__DATASET EXTRACT__.
---

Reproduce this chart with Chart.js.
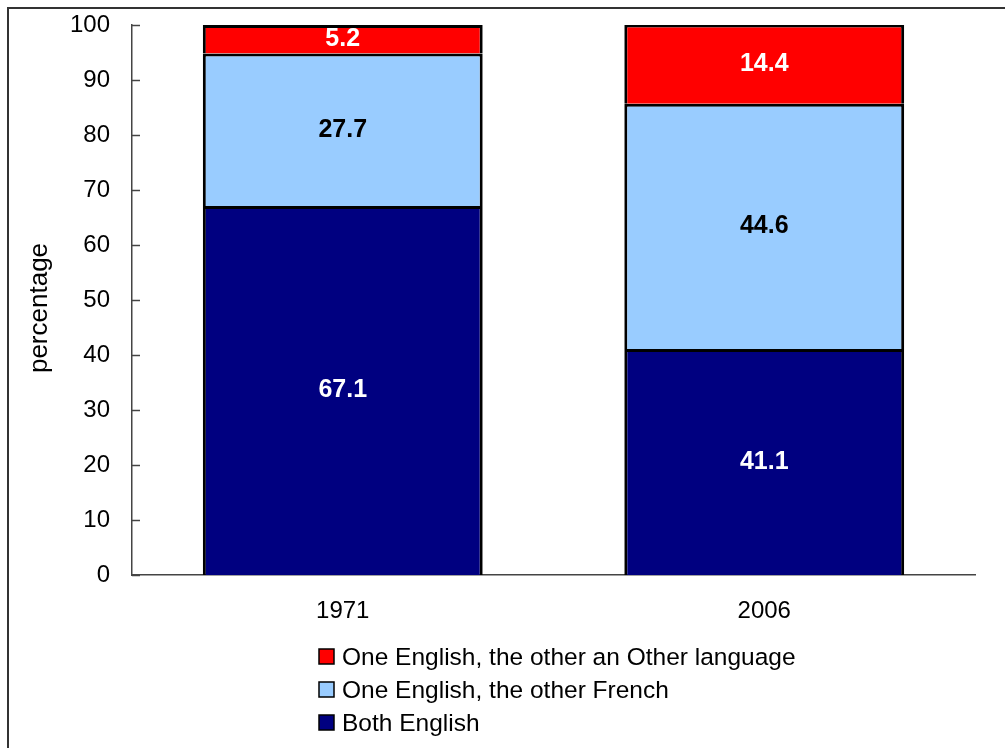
<!DOCTYPE html>
<html>
<head>
<meta charset="utf-8">
<script src="https://cdn.jsdelivr.net/npm/chart.js@4.4.1/dist/chart.umd.min.js"></script>
<style>
  body { margin: 0; background: #fff; }
  #wrap { width: 1005px; height: 748px; }
</style>
</head>
<body>
<div id="wrap"><canvas id="myChart" width="1005" height="748"></canvas></div>
<script>
// data
const years = ["1971", "2006"];
const bothEnglish = [67.1, 41.1];
const englishFrench = [27.7, 44.6];
const englishOther = [5.2, 14.4];
const yTicks = [0, 10, 20, 30, 40, 50, 60, 70, 80, 90, 100];
const yTitle = "percentage";

const FONT = "'Liberation Sans', Arial, sans-serif";

// numbers in the middle of each segment
const segmentLabels = {
  id: "segmentLabels",
  afterDatasetsDraw(chart) {
    const ctx = chart.ctx;
    ctx.save();
    ctx.font = "bold 25px " + FONT;
    ctx.textAlign = "center";
    ctx.textBaseline = "middle";
    chart.data.datasets.forEach((ds, i) => {
      const meta = chart.getDatasetMeta(i);
      meta.data.forEach((bar, j) => {
        const p = bar.getProps(["x", "y", "base"], true);
        ctx.fillStyle = ds.labelColor;
        ctx.fillText(ds.data[j].toFixed(1), p.x, (p.y + p.base) / 2);
      });
    });
    ctx.restore();
  }
};

// inside tick marks, axis title, frame and the vertical legend
const extras = {
  id: "extras",
  afterDraw(chart) {
    const ctx = chart.ctx;
    const area = chart.chartArea;
    const y = chart.scales.y;
    ctx.save();
    ctx.strokeStyle = "#444";
    ctx.lineWidth = 1.5;
    y.ticks.forEach((t, i) => {
      const py = Math.round(y.getPixelForTick(i)) + 0.5;
      ctx.beginPath();
      ctx.moveTo(area.left, py);
      ctx.lineTo(area.left + 8, py);
      ctx.stroke();
    });

    // y title (sits a little below the middle in the original)
    ctx.save();
    ctx.translate(40, 308);
    ctx.rotate(-Math.PI / 2);
    ctx.font = "26px " + FONT;
    ctx.fillStyle = "#000";
    ctx.textAlign = "center";
    ctx.textBaseline = "middle";
    ctx.fillText(yTitle, 0, 0);
    ctx.restore();

    // frame
    ctx.strokeStyle = "#333";
    ctx.lineWidth = 2;
    ctx.beginPath();
    ctx.moveTo(8, 748);
    ctx.lineTo(8, 8);
    ctx.lineTo(1005, 8);
    ctx.stroke();

    // legend, top item = last dataset
    ctx.font = "24.5px " + FONT;
    ctx.textBaseline = "middle";
    ctx.textAlign = "left";
    const items = chart.data.datasets.slice().reverse();
    items.forEach((ds, i) => {
      const cy = 657 + i * 33;
      ctx.fillStyle = ds.backgroundColor;
      ctx.fillRect(319, cy - 8, 15, 15);
      ctx.strokeStyle = "#000";
      ctx.lineWidth = 1.5;
      ctx.strokeRect(319, cy - 8, 15, 15);
      ctx.fillStyle = "#000";
      ctx.fillText(ds.label, 342, cy + 1);
    });
    ctx.restore();
  }
};

new Chart(document.getElementById("myChart"), {
  type: "bar",
  data: {
    labels: years,
    datasets: [
      { label: "Both English", data: bothEnglish, backgroundColor: "#000080", labelColor: "#fff" },
      { label: "One English, the other French", data: englishFrench, backgroundColor: "#99CCFF", labelColor: "#000" },
      { label: "One English, the other an Other language", data: englishOther, backgroundColor: "#FF0000", labelColor: "#fff" }
    ].map(d => Object.assign(d, {
      borderColor: "#000",
      borderWidth: 3,
      categoryPercentage: 1,
      barPercentage: 0.664
    }))
  },
  options: {
    responsive: false,
    animation: false,
    devicePixelRatio: 1,
    layout: { padding: { left: 0, right: 30, top: 25, bottom: 0 } },
    plugins: {
      legend: { display: false },
      tooltip: { enabled: false }
    },
    scales: {
      x: {
        stacked: true,
        grid: { display: false, drawTicks: false },
        border: { display: true, color: "#444", width: 1.5 },
        ticks: { color: "#000", font: { family: FONT, size: 24 }, padding: 22 },
        afterFit(scale) { scale.height = 173; scale.paddingLeft = 0; scale.paddingRight = 0; }
      },
      y: {
        stacked: true,
        min: 0,
        max: 100,
        afterBuildTicks(scale) { scale.ticks = yTicks.map(v => ({ value: v })); },
        grid: { display: false, drawTicks: false },
        border: { display: true, color: "#444", width: 1.5 },
        ticks: { color: "#000", font: { family: FONT, size: 24 }, padding: 22 },
        afterFit(scale) { scale.width = 132; scale.paddingTop = 0; scale.paddingBottom = 0; }
      }
    }
  },
  plugins: [segmentLabels, extras]
});
</script>
</body>
</html>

---

__WHAT IS REQUIRED__.
Leave out the pictures and copy the rest of the material above exactly.

__EXERCISE RESULT__.
Reproduce this chart with Chart.js.
<!DOCTYPE html>
<html>
<head>
<meta charset="utf-8">
<script src="https://cdn.jsdelivr.net/npm/chart.js@4.4.1/dist/chart.umd.min.js"></script>
<style>
  body { margin: 0; background: #fff; }
  #wrap { width: 1005px; height: 748px; }
</style>
</head>
<body>
<div id="wrap"><canvas id="myChart" width="1005" height="748"></canvas></div>
<script>
// data
const years = ["1971", "2006"];
const bothEnglish = [67.1, 41.1];
const englishFrench = [27.7, 44.6];
const englishOther = [5.2, 14.4];
const yTicks = [0, 10, 20, 30, 40, 50, 60, 70, 80, 90, 100];
const yTitle = "percentage";

const FONT = "'Liberation Sans', Arial, sans-serif";

// numbers in the middle of each segment
const segmentLabels = {
  id: "segmentLabels",
  afterDatasetsDraw(chart) {
    const ctx = chart.ctx;
    ctx.save();
    ctx.font = "bold 25px " + FONT;
    ctx.textAlign = "center";
    ctx.textBaseline = "middle";
    chart.data.datasets.forEach((ds, i) => {
      const meta = chart.getDatasetMeta(i);
      meta.data.forEach((bar, j) => {
        const p = bar.getProps(["x", "y", "base"], true);
        ctx.fillStyle = ds.labelColor;
        ctx.fillText(ds.data[j].toFixed(1), p.x, (p.y + p.base) / 2);
      });
    });
    ctx.restore();
  }
};

// inside tick marks, axis title, frame and the vertical legend
const extras = {
  id: "extras",
  afterDraw(chart) {
    const ctx = chart.ctx;
    const area = chart.chartArea;
    const y = chart.scales.y;
    ctx.save();
    ctx.strokeStyle = "#444";
    ctx.lineWidth = 1.5;
    y.ticks.forEach((t, i) => {
      const py = Math.round(y.getPixelForTick(i)) + 0.5;
      ctx.beginPath();
      ctx.moveTo(area.left, py);
      ctx.lineTo(area.left + 8, py);
      ctx.stroke();
    });

    // y title (sits a little below the middle in the original)
    ctx.save();
    ctx.translate(40, 308);
    ctx.rotate(-Math.PI / 2);
    ctx.font = "26px " + FONT;
    ctx.fillStyle = "#000";
    ctx.textAlign = "center";
    ctx.textBaseline = "middle";
    ctx.fillText(yTitle, 0, 0);
    ctx.restore();

    // frame
    ctx.strokeStyle = "#333";
    ctx.lineWidth = 2;
    ctx.beginPath();
    ctx.moveTo(8, 748);
    ctx.lineTo(8, 8);
    ctx.lineTo(1005, 8);
    ctx.stroke();

    // legend, top item = last dataset
    ctx.font = "24.5px " + FONT;
    ctx.textBaseline = "middle";
    ctx.textAlign = "left";
    const items = chart.data.datasets.slice().reverse();
    items.forEach((ds, i) => {
      const cy = 657 + i * 33;
      ctx.fillStyle = ds.backgroundColor;
      ctx.fillRect(319, cy - 8, 15, 15);
      ctx.strokeStyle = "#000";
      ctx.lineWidth = 1.5;
      ctx.strokeRect(319, cy - 8, 15, 15);
      ctx.fillStyle = "#000";
      ctx.fillText(ds.label, 342, cy + 1);
    });
    ctx.restore();
  }
};

new Chart(document.getElementById("myChart"), {
  type: "bar",
  data: {
    labels: years,
    datasets: [
      { label: "Both English", data: bothEnglish, backgroundColor: "#000080", labelColor: "#fff" },
      { label: "One English, the other French", data: englishFrench, backgroundColor: "#99CCFF", labelColor: "#000" },
      { label: "One English, the other an Other language", data: englishOther, backgroundColor: "#FF0000", labelColor: "#fff" }
    ].map(d => Object.assign(d, {
      borderColor: "#000",
      borderWidth: 3,
      categoryPercentage: 1,
      barPercentage: 0.664
    }))
  },
  options: {
    responsive: false,
    animation: false,
    devicePixelRatio: 1,
    layout: { padding: { left: 0, right: 30, top: 25, bottom: 0 } },
    plugins: {
      legend: { display: false },
      tooltip: { enabled: false }
    },
    scales: {
      x: {
        stacked: true,
        grid: { display: false, drawTicks: false },
        border: { display: true, color: "#444", width: 1.5 },
        ticks: { color: "#000", font: { family: FONT, size: 24 }, padding: 22 },
        afterFit(scale) { scale.height = 173; scale.paddingLeft = 0; scale.paddingRight = 0; }
      },
      y: {
        stacked: true,
        min: 0,
        max: 100,
        afterBuildTicks(scale) { scale.ticks = yTicks.map(v => ({ value: v })); },
        grid: { display: false, drawTicks: false },
        border: { display: true, color: "#444", width: 1.5 },
        ticks: { color: "#000", font: { family: FONT, size: 24 }, padding: 22 },
        afterFit(scale) { scale.width = 132; scale.paddingTop = 0; scale.paddingBottom = 0; }
      }
    }
  },
  plugins: [segmentLabels, extras]
});
</script>
</body>
</html>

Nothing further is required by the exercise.